Harper is irritated with Obama for U.S. delays on deciding whether to proceed with the $5.4 billion Keystone XL pipeline, designed to carry oil made from tar sands in the province of Alberta through the U.S. Midwest to refineries along the Gulf Coast.

Macdonald said the pipeline project “is the most important foreign policy objective of the Harper government” in its quest to become an energy superpower.

“Some of the Harper government statements have had an air of petulance about them: ‘You just have to answer us now,'” Macdonald said.

Also irritating U.S.-Canada relations are delays in replacing the aged Ambassador Bridge between Detroit and Windsor, Ontario, the busiest international land border crossing in North America in terms of trade volume.

Even without coordinated policies to reinvigorate NAFTA, manufacturing supply chains increasingly bind the three nations.

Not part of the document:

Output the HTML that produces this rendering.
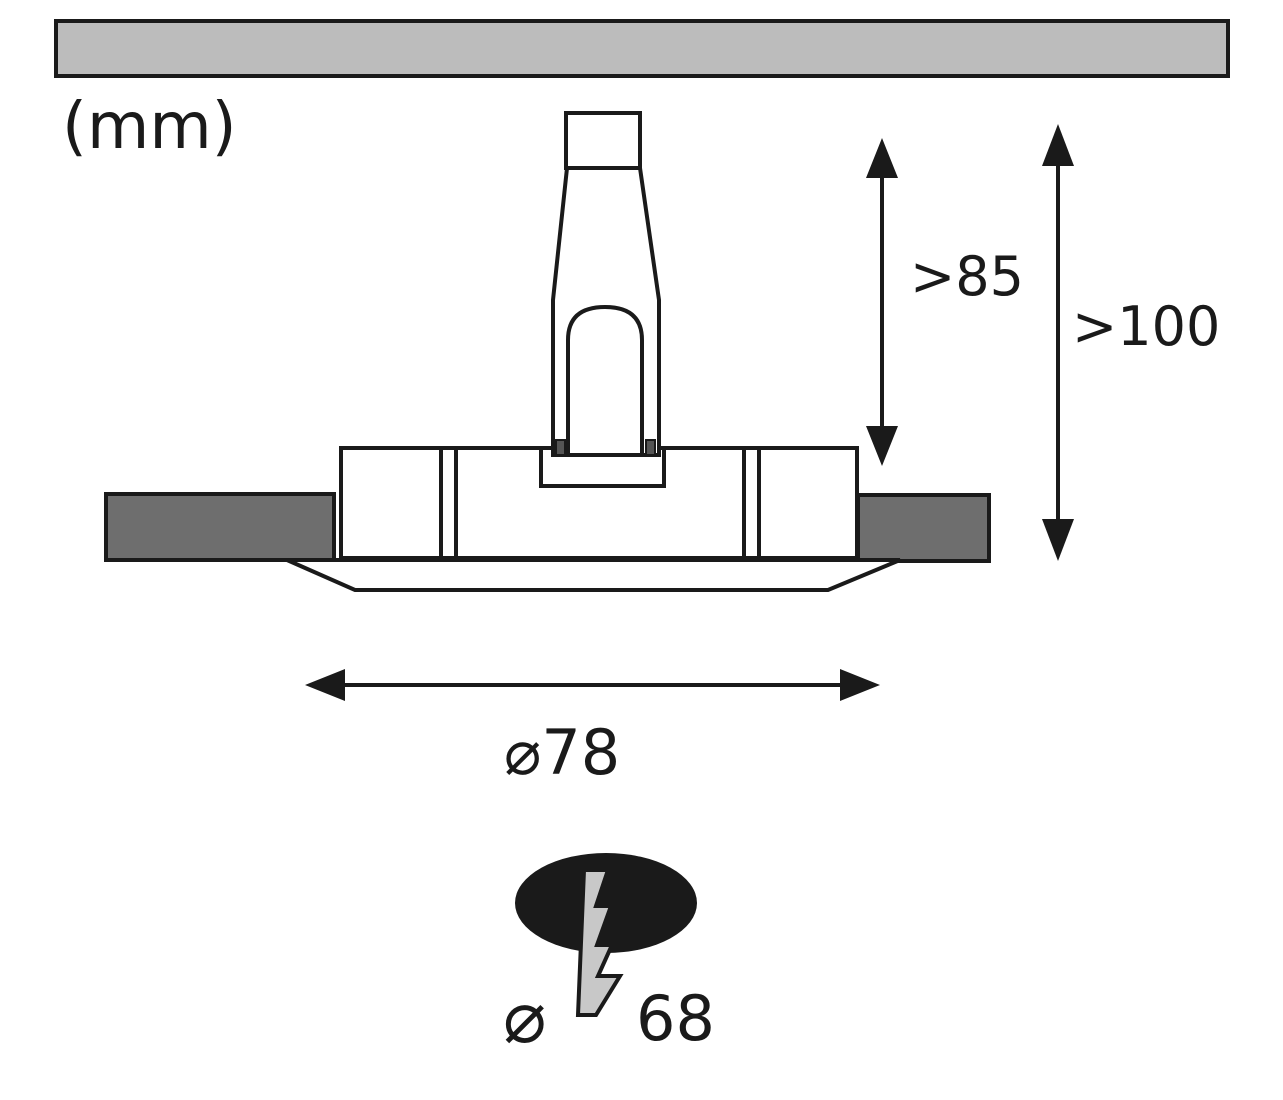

More than 8 million U.S. jobs depend on trade with Canada, and another 6 million on trade with Mexico.

U.S.-Mexico trade topped $500 billion last year, and components and finished products travel back and forth across the border. Vehicles built in North America are said to have their parts cross the U.S. borders eight times before they’re fully assembled.

“We design it together and we produce it together,” Farnsworth said of most goods, noting that 40 cents of each dollar’s worth of Mexican exports to the United States comes from materials and parts produced in U.S. plants.